In order to show that 3D printing can be used to help quickly restore electricity after natural disasters, researchers from the Oak Ridge National Laboratory (ORNL) 3D printed a 55-foot power pole using bioderived and recycled materials. Using materials that have been harvested locally, such as wood debris, to 3D print power poles makes the installation and production more efficient, which is part of what the team was trying to prove. They used the Big Area Additive Manufacturing (BAAM) system to print the pole, which was designed as a closed cylindrical structure, and also evaluated three different glass fiber composite materials: bamboo fiber reinforced polystyrene, cellulose ester, and recycled polycarbonate.

“We developed a modular design that is easy to manufacture, transport and assemble. Sections within the pole can also be customized to accommodate wires and different heights can be supported, too,” explained Halil Tekinalp, part of ORNL’s R&D Associate Staff.

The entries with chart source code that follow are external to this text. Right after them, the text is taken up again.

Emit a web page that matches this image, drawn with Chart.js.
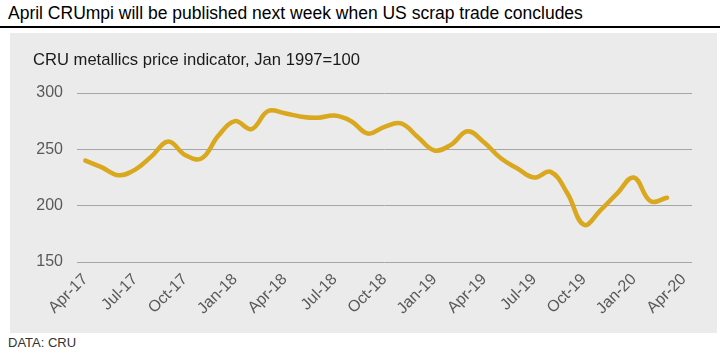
<!DOCTYPE html>
<html>
<head>
    <meta charset="UTF-8" />
    <title>CRUmpi</title>
    <script src="https://cdn.jsdelivr.net/npm/chart.js"></script>
    <style>
        body { margin: 0; width: 728px; height: 354px; background: #fff; position: relative; font-family: 'Liberation Sans', Arial, sans-serif; overflow: hidden; }
        #title { position: absolute; left: 8px; top: 5px; font-size: 17.5px; line-height: 1; color: #000; white-space: nowrap; }
        #rule { position: absolute; left: 0; top: 26px; width: 720px; height: 2px; background: #000; }
        #panel { position: absolute; left: 10px; top: 33px; width: 707px; height: 300px; background: #ebebeb; }
        #sub { position: absolute; left: 23px; top: 19px; font-size: 16.6px; line-height: 1; color: #1a1a1a; white-space: nowrap; }
        #source { position: absolute; left: 8px; top: 336px; font-size: 13px; line-height: 1; color: #333; }
        #chart { position: absolute; left: 0; top: 0; }
    </style>
</head>
<body>
    <div id="title">April CRUmpi will be published next week when US scrap trade concludes</div>
    <div id="rule"></div>
    <div id="panel">
        <canvas id="chart" width="707" height="300"></canvas>
        <div id="sub">CRU metallics price indicator, Jan 1997=100</div>
    </div>
    <div id="source">DATA: CRU</div>

    <script>
        // monthly, Apr-17 .. Apr-20 (last month not published yet)
        const months = [
            'Apr-17', 'May-17', 'Jun-17', 'Jul-17', 'Aug-17', 'Sep-17', 'Oct-17', 'Nov-17', 'Dec-17',
            'Jan-18', 'Feb-18', 'Mar-18', 'Apr-18', 'May-18', 'Jun-18', 'Jul-18', 'Aug-18', 'Sep-18',
            'Oct-18', 'Nov-18', 'Dec-18', 'Jan-19', 'Feb-19', 'Mar-19', 'Apr-19', 'May-19', 'Jun-19',
            'Jul-19', 'Aug-19', 'Sep-19', 'Oct-19', 'Nov-19', 'Dec-19', 'Jan-20', 'Feb-20', 'Mar-20',
            'Apr-20'
        ];
        const crumpi = [
            240, 234, 227, 232, 244, 257, 245, 242, 262,
            275, 268, 284, 282, 279, 278, 280, 275, 264,
            270, 273, 261, 249, 254, 266, 256, 242, 233,
            225, 230, 211, 183, 196, 211, 225, 204, 207,
            null
        ];
        const yTicks = [150, 200, 250, 300];

        const ctx = document.getElementById('chart');
        const chart = new Chart(ctx, {
            type: 'line',
            data: {
                labels: months,
                datasets: [{
                    label: 'CRUmpi',
                    data: crumpi,
                    borderColor: '#d9a81e',
                    borderWidth: 4.5,
                    borderCapStyle: 'round',
                    borderJoinStyle: 'round',
                    tension: 0.4,
                    pointRadius: 0,
                    fill: false
                }]
            },
            options: {
                responsive: false,
                animation: false,
                layout: { padding: { left: 0, right: 25, top: 60, bottom: 0 } },
                plugins: { legend: { display: false }, tooltip: { enabled: false } },
                scales: {
                    x: {
                        offset: true,
                        grid: { display: false, drawTicks: false },
                        border: { display: false },
                        ticks: {
                            autoSkip: false,
                            minRotation: 45,
                            maxRotation: 45,
                            padding: 8,
                            color: '#595959',
                            font: { family: "'Liberation Sans', Arial", size: 16 },
                            callback: function (val, i) {
                                return i % 3 === 0 ? this.getLabelForValue(val) : null;
                            }
                        },
                        afterFit: function (scale) { scale.height = 71; }
                    },
                    y: {
                        min: yTicks[0],
                        max: yTicks[yTicks.length - 1],
                        grid: { color: '#a6a6a6', lineWidth: 1, drawTicks: false },
                        border: { display: false },
                        afterBuildTicks: function (scale) {
                            scale.ticks = yTicks.map(v => ({ value: v }));
                        },
                        ticks: {
                            padding: 14,
                            color: '#595959',
                            font: { family: "'Liberation Sans', Arial", size: 16 }
                        },
                        afterFit: function (scale) { scale.width = 67; }
                    }
                }
            }
        });
    </script>
</body>
</html>
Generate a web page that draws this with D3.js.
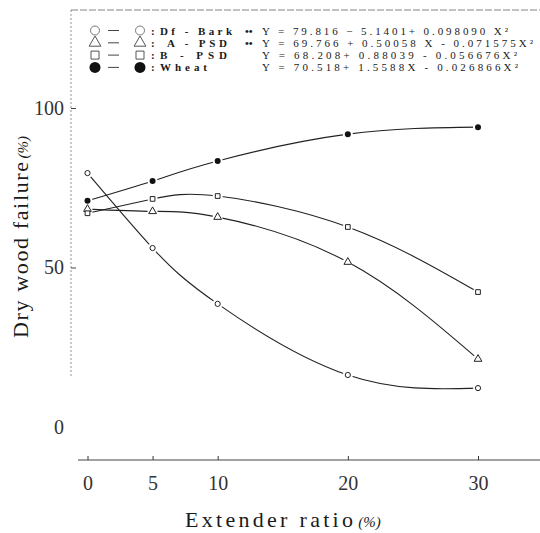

Ender Clones Autonomously Printing with Quinly

Finally, 3DQue Systems Inc. has announced that based on initial testing, its 3D printer automation upgrade kit Quinly is compatible with Ender 3 clones like the Voxelab Aquila, allowing these 3D printer clones to print autonomously. Because Ender clones come with the latest hardware features, like pre-stalled upgrades, high quality stepper drivers, and silent motherboards, the printers are considered valuable by users, as these types of upgrades improve print repeatability and quality. The company is actively looking for beta testers in order to ensure compatibility with all Ender 3 clone printers, and if chosen, these beta testers can then apply for rebates on Quinly packages that have been purchased for testing.

“Recent advances in 3D printers, components, and materials make it possible for individuals to make finished, ready-for-market goods. Quinly automation eliminates the need for entrepreneurs and engineers to babysit their printers, freeing them up to focus on other priorities like family, job, and innovation,” said 3DQue Co-Founder Mateo Pekic.